===== RECORDS SHOWN =====

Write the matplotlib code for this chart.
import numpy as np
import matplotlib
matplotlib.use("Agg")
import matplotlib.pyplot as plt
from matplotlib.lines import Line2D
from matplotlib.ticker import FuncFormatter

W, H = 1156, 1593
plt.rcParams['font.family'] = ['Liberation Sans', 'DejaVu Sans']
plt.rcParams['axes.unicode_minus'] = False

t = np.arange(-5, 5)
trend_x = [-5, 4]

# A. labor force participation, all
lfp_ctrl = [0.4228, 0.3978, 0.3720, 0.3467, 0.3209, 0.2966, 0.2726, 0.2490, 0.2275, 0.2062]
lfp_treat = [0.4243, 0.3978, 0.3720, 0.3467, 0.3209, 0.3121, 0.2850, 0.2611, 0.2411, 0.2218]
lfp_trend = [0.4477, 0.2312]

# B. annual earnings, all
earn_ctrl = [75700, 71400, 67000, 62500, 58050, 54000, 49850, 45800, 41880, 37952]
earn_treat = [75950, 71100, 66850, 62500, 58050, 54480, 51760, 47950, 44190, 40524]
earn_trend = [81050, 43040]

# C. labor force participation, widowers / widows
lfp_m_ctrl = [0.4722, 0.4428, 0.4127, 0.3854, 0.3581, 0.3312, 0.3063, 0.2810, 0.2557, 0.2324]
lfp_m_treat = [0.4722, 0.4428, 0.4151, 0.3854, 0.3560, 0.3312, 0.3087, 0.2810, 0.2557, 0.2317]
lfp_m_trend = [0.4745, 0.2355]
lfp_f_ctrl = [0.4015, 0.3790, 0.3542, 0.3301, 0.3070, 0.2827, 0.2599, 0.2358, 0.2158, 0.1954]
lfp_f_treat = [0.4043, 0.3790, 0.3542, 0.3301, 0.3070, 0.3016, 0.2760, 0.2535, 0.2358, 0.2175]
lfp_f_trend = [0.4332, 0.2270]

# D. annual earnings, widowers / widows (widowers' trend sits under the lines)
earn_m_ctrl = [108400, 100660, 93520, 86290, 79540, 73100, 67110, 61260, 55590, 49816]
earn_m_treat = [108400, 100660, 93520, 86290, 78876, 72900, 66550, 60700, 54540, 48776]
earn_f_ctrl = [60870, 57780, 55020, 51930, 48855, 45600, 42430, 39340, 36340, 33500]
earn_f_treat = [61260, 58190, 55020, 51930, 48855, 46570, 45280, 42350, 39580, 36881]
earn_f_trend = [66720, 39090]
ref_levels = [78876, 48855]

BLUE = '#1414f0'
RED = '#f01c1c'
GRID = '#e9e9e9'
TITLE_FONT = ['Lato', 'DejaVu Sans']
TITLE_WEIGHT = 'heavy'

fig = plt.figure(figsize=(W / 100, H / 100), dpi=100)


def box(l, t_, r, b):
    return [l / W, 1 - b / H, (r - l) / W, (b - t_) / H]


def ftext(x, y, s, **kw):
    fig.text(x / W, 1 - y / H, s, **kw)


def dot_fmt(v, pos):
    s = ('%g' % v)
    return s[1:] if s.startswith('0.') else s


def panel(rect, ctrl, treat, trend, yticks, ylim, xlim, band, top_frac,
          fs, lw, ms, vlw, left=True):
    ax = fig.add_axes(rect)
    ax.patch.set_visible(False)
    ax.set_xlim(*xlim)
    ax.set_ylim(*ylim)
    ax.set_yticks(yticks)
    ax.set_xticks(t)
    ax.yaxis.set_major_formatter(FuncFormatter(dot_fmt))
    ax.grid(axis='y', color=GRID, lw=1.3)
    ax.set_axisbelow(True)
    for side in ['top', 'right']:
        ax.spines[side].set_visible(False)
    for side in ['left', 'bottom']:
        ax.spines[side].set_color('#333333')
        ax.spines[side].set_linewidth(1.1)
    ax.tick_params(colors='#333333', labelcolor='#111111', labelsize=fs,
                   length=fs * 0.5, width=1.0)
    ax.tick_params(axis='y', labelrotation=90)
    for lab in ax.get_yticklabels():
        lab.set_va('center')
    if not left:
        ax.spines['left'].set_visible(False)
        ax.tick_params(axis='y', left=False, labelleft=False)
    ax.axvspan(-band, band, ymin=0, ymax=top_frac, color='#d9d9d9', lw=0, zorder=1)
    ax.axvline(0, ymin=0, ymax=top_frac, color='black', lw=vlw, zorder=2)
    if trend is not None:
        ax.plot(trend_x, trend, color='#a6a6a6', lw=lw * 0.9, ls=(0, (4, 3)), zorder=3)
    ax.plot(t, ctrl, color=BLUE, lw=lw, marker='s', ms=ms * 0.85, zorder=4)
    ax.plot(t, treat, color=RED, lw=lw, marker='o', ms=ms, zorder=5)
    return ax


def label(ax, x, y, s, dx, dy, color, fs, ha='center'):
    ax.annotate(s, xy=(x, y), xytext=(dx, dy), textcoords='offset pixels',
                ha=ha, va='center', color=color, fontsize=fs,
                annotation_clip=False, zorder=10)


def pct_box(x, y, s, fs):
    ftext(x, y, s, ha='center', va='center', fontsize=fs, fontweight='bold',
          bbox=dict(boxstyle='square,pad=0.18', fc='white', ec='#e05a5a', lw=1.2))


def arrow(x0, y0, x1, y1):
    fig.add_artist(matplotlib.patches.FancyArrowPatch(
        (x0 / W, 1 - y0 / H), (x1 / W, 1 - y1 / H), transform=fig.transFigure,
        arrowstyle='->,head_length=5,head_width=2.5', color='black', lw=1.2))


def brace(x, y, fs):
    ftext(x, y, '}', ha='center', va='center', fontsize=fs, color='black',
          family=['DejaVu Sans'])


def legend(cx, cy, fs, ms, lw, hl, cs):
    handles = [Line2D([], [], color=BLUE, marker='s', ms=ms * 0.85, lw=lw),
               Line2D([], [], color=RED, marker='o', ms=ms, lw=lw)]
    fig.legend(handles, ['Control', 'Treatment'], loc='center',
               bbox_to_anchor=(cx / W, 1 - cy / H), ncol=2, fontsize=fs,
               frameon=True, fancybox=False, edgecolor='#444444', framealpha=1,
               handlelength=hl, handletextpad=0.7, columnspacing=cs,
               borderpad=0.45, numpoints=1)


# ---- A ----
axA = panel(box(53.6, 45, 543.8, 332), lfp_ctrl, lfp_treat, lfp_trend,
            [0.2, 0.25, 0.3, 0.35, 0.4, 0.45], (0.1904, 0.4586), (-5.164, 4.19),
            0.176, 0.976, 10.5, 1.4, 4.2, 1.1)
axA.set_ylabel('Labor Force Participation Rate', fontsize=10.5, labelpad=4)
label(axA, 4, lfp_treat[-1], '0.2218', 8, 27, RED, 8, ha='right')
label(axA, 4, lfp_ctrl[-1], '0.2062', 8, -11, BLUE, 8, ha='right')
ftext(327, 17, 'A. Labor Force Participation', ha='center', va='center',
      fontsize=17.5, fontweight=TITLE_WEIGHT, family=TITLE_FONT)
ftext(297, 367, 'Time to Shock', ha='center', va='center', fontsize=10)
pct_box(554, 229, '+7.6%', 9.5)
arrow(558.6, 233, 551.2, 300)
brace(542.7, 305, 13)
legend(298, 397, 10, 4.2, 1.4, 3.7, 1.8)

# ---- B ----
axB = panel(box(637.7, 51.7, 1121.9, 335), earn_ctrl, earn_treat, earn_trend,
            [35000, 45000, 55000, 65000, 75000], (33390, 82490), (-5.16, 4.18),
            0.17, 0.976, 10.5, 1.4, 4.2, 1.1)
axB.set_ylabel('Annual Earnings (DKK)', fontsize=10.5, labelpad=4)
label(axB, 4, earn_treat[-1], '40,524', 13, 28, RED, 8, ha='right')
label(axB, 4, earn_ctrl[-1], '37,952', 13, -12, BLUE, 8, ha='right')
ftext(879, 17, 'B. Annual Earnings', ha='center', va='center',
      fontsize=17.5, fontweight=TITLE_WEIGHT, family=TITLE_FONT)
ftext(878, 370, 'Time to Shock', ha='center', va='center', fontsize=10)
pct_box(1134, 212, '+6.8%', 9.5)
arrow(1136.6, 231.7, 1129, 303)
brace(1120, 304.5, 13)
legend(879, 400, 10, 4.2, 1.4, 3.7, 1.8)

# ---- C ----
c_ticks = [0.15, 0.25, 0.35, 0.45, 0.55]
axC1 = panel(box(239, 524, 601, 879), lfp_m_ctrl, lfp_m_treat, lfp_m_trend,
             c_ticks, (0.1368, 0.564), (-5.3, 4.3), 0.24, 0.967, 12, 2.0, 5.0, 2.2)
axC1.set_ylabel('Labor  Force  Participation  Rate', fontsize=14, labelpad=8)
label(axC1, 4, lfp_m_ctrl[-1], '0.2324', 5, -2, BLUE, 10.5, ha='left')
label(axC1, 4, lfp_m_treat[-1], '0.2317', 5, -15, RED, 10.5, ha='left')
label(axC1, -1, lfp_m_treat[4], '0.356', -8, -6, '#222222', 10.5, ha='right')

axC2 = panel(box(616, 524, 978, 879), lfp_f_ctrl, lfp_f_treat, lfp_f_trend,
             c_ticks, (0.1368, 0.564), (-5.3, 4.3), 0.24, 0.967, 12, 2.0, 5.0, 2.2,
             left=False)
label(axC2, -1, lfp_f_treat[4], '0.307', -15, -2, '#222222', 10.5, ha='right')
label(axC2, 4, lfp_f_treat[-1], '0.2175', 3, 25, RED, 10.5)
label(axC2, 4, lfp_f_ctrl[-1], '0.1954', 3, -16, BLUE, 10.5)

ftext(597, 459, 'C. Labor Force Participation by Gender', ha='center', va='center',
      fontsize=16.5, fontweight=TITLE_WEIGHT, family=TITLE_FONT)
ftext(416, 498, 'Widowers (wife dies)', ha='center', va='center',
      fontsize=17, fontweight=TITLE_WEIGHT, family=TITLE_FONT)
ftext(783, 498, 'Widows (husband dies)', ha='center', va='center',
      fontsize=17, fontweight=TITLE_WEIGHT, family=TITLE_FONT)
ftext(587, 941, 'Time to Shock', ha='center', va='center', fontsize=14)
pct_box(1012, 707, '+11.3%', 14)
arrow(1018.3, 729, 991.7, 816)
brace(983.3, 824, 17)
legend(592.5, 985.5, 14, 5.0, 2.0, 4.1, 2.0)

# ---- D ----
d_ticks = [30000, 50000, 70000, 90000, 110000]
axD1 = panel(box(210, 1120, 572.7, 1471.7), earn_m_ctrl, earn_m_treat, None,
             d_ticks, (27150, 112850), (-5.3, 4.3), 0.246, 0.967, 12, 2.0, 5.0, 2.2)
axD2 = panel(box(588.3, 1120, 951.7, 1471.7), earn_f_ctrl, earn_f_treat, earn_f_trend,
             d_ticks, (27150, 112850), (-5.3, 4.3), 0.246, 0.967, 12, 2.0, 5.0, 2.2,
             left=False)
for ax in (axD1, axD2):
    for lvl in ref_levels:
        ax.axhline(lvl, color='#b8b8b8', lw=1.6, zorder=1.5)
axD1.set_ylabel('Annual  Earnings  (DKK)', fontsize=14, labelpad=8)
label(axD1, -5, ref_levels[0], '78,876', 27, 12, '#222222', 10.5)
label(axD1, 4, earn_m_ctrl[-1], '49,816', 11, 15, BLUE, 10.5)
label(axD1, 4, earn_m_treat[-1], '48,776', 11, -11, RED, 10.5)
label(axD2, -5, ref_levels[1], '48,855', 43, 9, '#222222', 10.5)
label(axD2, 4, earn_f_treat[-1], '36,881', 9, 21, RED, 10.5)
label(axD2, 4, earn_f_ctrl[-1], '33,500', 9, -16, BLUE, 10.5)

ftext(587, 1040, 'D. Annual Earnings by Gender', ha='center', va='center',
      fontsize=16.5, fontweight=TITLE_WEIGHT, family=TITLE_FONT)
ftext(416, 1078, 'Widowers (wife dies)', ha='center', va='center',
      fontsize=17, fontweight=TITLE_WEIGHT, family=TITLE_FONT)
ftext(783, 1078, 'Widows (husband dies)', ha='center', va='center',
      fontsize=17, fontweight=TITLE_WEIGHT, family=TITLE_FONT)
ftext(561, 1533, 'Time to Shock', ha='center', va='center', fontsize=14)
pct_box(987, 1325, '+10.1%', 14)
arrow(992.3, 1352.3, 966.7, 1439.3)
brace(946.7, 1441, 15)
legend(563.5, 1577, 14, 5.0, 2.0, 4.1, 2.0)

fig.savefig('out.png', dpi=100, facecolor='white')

=====
===== RECORDS SHOWN =====

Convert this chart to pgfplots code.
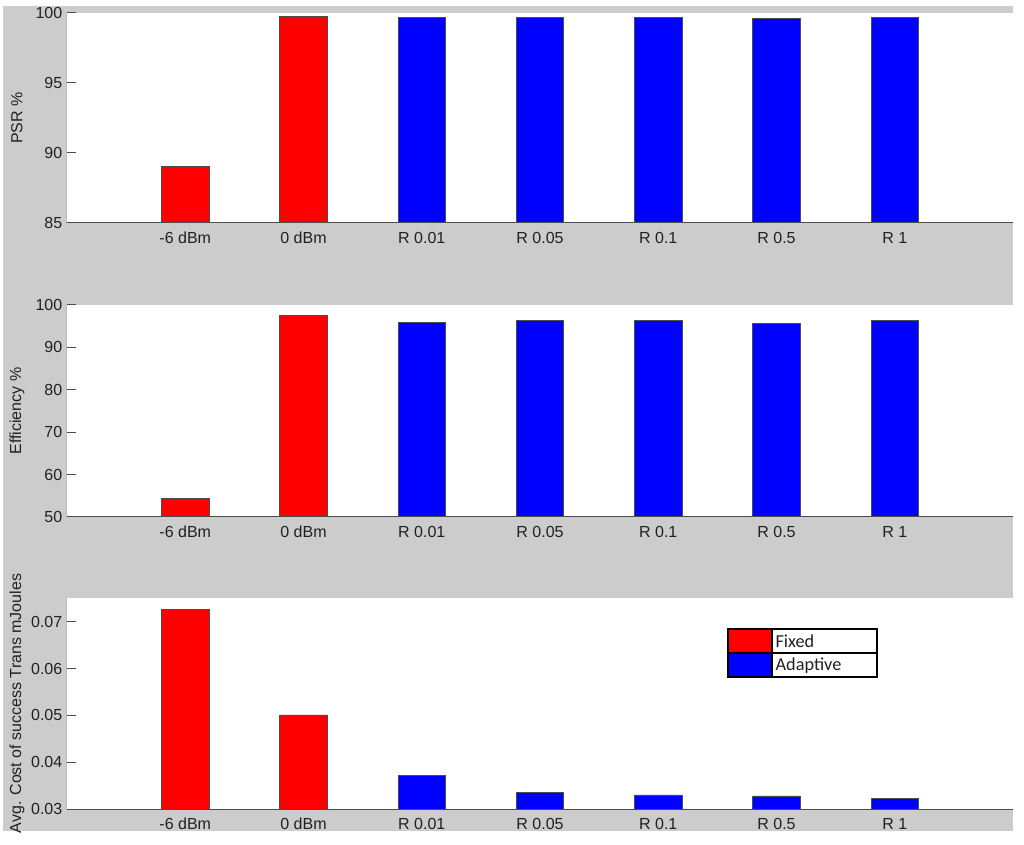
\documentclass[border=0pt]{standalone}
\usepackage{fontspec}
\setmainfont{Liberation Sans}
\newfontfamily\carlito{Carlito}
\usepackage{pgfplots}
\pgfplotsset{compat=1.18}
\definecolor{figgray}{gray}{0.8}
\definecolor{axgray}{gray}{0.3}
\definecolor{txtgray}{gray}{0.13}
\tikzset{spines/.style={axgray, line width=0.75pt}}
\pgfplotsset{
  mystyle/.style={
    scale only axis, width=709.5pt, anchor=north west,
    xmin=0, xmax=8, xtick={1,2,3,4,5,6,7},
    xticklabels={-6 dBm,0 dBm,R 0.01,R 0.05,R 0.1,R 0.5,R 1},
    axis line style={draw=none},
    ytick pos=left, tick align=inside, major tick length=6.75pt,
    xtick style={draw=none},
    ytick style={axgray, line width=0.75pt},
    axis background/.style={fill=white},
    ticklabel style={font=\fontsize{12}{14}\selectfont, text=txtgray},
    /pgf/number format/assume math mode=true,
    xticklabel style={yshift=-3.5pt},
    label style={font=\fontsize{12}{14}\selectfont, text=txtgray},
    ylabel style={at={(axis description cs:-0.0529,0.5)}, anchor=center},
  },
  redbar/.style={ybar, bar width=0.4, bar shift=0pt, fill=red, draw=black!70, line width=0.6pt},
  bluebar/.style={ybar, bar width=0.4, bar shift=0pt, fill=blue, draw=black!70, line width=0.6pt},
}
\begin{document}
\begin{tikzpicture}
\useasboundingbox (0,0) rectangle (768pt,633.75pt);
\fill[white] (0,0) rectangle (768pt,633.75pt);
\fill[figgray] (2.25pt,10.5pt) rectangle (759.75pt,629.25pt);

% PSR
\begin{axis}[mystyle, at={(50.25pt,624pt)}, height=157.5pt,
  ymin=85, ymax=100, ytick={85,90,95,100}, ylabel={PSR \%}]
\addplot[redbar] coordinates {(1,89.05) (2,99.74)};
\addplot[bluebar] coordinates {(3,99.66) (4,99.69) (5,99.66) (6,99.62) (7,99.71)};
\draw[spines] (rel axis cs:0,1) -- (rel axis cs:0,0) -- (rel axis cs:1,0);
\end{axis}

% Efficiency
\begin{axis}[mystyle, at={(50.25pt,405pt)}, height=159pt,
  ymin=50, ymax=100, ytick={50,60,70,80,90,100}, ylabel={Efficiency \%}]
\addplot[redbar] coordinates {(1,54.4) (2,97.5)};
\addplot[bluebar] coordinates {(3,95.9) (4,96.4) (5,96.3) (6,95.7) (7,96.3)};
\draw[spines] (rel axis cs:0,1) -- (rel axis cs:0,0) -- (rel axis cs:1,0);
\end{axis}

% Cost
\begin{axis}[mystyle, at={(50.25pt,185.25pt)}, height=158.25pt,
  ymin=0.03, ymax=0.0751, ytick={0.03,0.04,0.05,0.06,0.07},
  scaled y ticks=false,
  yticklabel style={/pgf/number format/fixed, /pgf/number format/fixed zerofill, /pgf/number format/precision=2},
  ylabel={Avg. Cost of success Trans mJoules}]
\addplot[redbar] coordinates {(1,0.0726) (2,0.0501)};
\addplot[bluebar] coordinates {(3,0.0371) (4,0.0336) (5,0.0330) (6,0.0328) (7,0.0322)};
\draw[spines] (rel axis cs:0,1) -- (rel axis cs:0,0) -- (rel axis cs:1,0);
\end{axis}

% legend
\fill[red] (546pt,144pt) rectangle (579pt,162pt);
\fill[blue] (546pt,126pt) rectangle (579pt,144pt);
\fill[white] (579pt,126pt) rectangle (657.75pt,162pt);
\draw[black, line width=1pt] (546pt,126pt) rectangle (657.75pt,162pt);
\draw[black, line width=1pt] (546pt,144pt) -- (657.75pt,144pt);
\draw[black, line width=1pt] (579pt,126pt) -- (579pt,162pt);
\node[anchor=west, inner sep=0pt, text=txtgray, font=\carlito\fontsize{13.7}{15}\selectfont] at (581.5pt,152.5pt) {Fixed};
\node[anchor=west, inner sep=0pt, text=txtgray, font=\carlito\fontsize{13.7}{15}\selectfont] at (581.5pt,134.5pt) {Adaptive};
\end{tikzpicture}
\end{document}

=====

■ STATED TASK: Start with the line that holds "Write the matplotlib code for this chart." and finish with the line that holds "lfp_trend = [0.4477, 0.2312]". Transcribe each line in between exactly, and those two as well.

■ CORRECT RESULT:
Write the matplotlib code for this chart.
import numpy as np
import matplotlib
matplotlib.use("Agg")
import matplotlib.pyplot as plt
from matplotlib.lines import Line2D
from matplotlib.ticker import FuncFormatter

W, H = 1156, 1593
plt.rcParams['font.family'] = ['Liberation Sans', 'DejaVu Sans']
plt.rcParams['axes.unicode_minus'] = False

t = np.arange(-5, 5)
trend_x = [-5, 4]

# A. labor force participation, all
lfp_ctrl = [0.4228, 0.3978, 0.3720, 0.3467, 0.3209, 0.2966, 0.2726, 0.2490, 0.2275, 0.2062]
lfp_treat = [0.4243, 0.3978, 0.3720, 0.3467, 0.3209, 0.3121, 0.2850, 0.2611, 0.2411, 0.2218]
lfp_trend = [0.4477, 0.2312]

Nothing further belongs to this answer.